When you read this provision with Section 6, which protects the officer from all legal proceedings except with the previous sanction of the Central Government, that begins to hint at how draconian it can be.
OK Agreed it is draconian. Still, the SC has even recently held that it was fine, right?
Yes, on 8 July the SC even relied on its 1998 judgment in the Extra Judicial Execution Victim Families Association v Union of India case.
It was a bench of justices Madan B Lokur and UU Lalit, but their hands were tied and had to rely on the 1998 judgment, which was delivered by a Constitution bench.
A two-judge bench like them could not have overruled the 1998 delivered by a larger bench, even if they had wanted to.

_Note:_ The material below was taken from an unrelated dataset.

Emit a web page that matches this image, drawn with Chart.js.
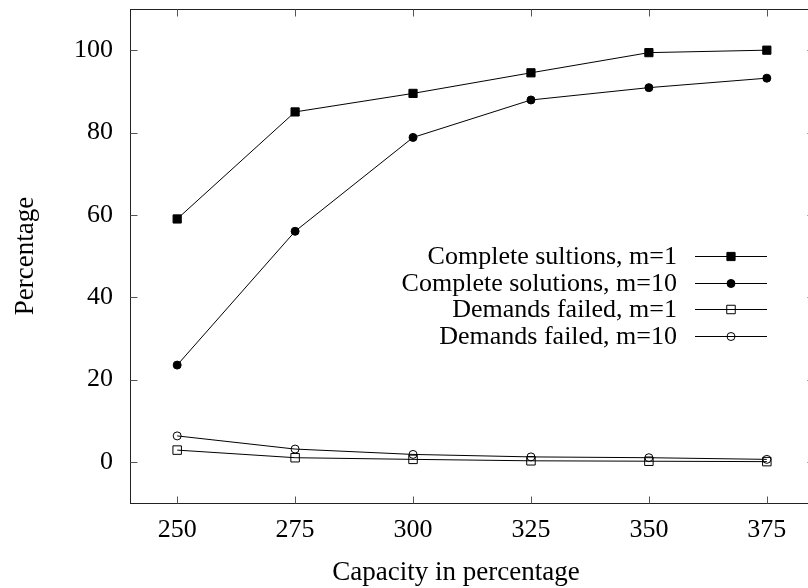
<!DOCTYPE html>
<html><head><meta charset="utf-8">
<script src="https://cdn.jsdelivr.net/npm/chart.js@4.4.1/dist/chart.umd.min.js"></script>
<style>html,body{margin:0;padding:0;overflow:hidden;background:#fff;width:808px;height:588px}canvas{display:block}</style>
</head><body>
<canvas id="c" width="830" height="588" style="width:830px;height:588px"></canvas>
<script>
const capacity = [250, 275, 300, 325, 350, 375];
const completeM1 = [59, 85, 89.5, 94.5, 99.4, 100];
const completeM10 = [23.5, 56, 78.8, 87.9, 90.9, 93.2];
const failedM1 = [2.85, 1.0, 0.6, 0.25, 0.15, 0.05];
const failedM10 = [6.3, 3.1, 1.8, 1.2, 1.0, 0.6];
const seriesLabels = ["Complete sultions, m=1", "Complete solutions, m=10", "Demands failed, m=1", "Demands failed, m=10"];
const xTicks = [250, 275, 300, 325, 350, 375];
const yTicks = [0, 20, 40, 60, 80, 100];
const xTitle = "Capacity in percentage";
const yTitle = "Percentage";

const FONT = "'Liberation Serif', 'Times New Roman', serif";
const pts = arr => capacity.map((x, i) => ({x, y: arr[i]}));

function ds(label, arr, style, radius, fill) {
  return {
    label, data: pts(arr),
    borderColor: '#000', borderWidth: 1,
    pointStyle: style, pointRadius: radius, pointHoverRadius: radius,
    pointBackgroundColor: fill, pointBorderColor: '#000', pointBorderWidth: 1,
    tension: 0, fill: false
  };
}

const framePlugin = {
  id: 'frame',
  beforeDatasetsDraw(chart) {
    const {ctx, chartArea: a, scales: {x, y}} = chart;
    ctx.save();
    ctx.strokeStyle = '#222';
    ctx.lineWidth = 1;
    const L = Math.round(a.left) + 0.5, R = Math.round(a.right) + 0.5;
    const T = Math.round(a.top) + 0.5, B = Math.round(a.bottom) + 0.5;
    ctx.strokeRect(L, T, R - L, B - T);
    ctx.strokeStyle = '#555';
    ctx.beginPath();
    const tl = 7;
    x.ticks.forEach(t => {
      const px = Math.round(x.getPixelForValue(t.value)) + 0.5;
      ctx.moveTo(px, B); ctx.lineTo(px, B - tl);
      ctx.moveTo(px, T); ctx.lineTo(px, T + tl);
    });
    y.ticks.forEach(t => {
      const py = Math.round(y.getPixelForValue(t.value)) + 0.5;
      ctx.moveTo(L, py); ctx.lineTo(L + tl, py);
      ctx.moveTo(R, py); ctx.lineTo(R - tl, py);
    });
    ctx.stroke();
    ctx.restore();
  },
  afterDraw(chart) {
    const {ctx, chartArea: a} = chart;
    ctx.save();
    ctx.fillStyle = '#000';
    ctx.font = `27px ${FONT}`;
    ctx.textAlign = 'center';
    ctx.textBaseline = 'middle';
    ctx.fillText(xTitle, 456, 573);
    ctx.translate(26, (a.top + a.bottom) / 2);
    ctx.rotate(-Math.PI / 2);
    ctx.fillText(yTitle, 0, 0);
    ctx.restore();
  }
};

const legendPlugin = {
  id: 'keybox',
  afterDatasetsDraw(chart) {
    const {ctx} = chart;
    ctx.save();
    ctx.font = `26px ${FONT}`;
    ctx.textAlign = 'right';
    ctx.textBaseline = 'middle';
    chart.data.datasets.forEach((d, i) => {
      const yy = 256 + i * 26.7;
      ctx.fillStyle = '#000';
      ctx.fillText(d.label, 677, yy + 1);
      ctx.strokeStyle = '#000';
      ctx.lineWidth = 1;
      ctx.beginPath();
      ctx.moveTo(695, Math.round(yy) + 0.5);
      ctx.lineTo(767, Math.round(yy) + 0.5);
      ctx.stroke();
      ctx.fillStyle = d.pointBackgroundColor;
      ctx.strokeStyle = '#000';
      Chart.helpers.drawPoint(ctx, {pointStyle: d.pointStyle, radius: d.pointRadius, rotation: 0, borderWidth: 1}, 731, Math.round(yy) + 0.5);
    });
    ctx.restore();
  }
};

new Chart(document.getElementById('c'), {
  type: 'line',
  data: {
    datasets: [
      ds(seriesLabels[0], completeM1, 'rect', 5.8, '#000'),
      ds(seriesLabels[1], completeM10, 'circle', 4, '#000'),
      ds(seriesLabels[2], failedM1, 'rect', 6, 'rgba(0,0,0,0)'),
      ds(seriesLabels[3], failedM10, 'circle', 4, 'rgba(0,0,0,0)')
    ]
  },
  options: {
    responsive: false,
    animation: false,
    devicePixelRatio: 1,
    layout: {padding: {left: 0, top: 9, right: 16, bottom: 0}},
    plugins: {legend: {display: false}, tooltip: {enabled: false}},
    scales: {
      x: {
        type: 'linear', min: 240, max: 385,
        afterBuildTicks: s => { s.ticks = xTicks.map(v => ({value: v})); },
        afterFit: s => { s.height = 85; s.paddingLeft = 0; s.paddingRight = 0; },
        grid: {display: false, drawTicks: false},
        border: {display: false},
        ticks: {font: {family: FONT, size: 26}, color: '#000', padding: 12, maxRotation: 0, autoSkip: false}
      },
      y: {
        type: 'linear', min: -10, max: 110,
        afterBuildTicks: s => { s.ticks = yTicks.map(v => ({value: v})); },
        afterFit: s => { s.width = 130; s.paddingTop = 0; s.paddingBottom = 0; },
        grid: {display: false, drawTicks: false},
        border: {display: false},
        ticks: {font: {family: FONT, size: 26}, color: '#000', padding: 17}
      }
    }
  },
  plugins: [framePlugin, legendPlugin]
});
</script>
</body></html>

But rather than refer it to a larger bench, the two-Judge bench found a easy way out: they chose an observation from the 1998 judgment, which helped to buttress their conclusion.
What was that observation?
The judges picked up the statement that every death caused by the armed forces, including in the disturbed area of Manipur, should be thoroughly inquired into if there was a complaint or allegation of abuse or misuse of power.
Other judges too have looked at AFSPA, right?
The Justice Jeevan Reddy Commission had recommended AFSPA’s repeal, after it was set up by the Central Government under the former SC Judge in 2004.
Reddy submitted its report in 2005, recommending AFSPA’s repeal.
How did the Jeevan Reddy Commission justify its repeal?
The Commission said that the Act is too sketchy, too bold and quite inadequate in several particulars.
It clearly concluded that the 1998 judgment of the Supreme Court upholding the validity of the Act was not an endorsement of its desirability or advisability.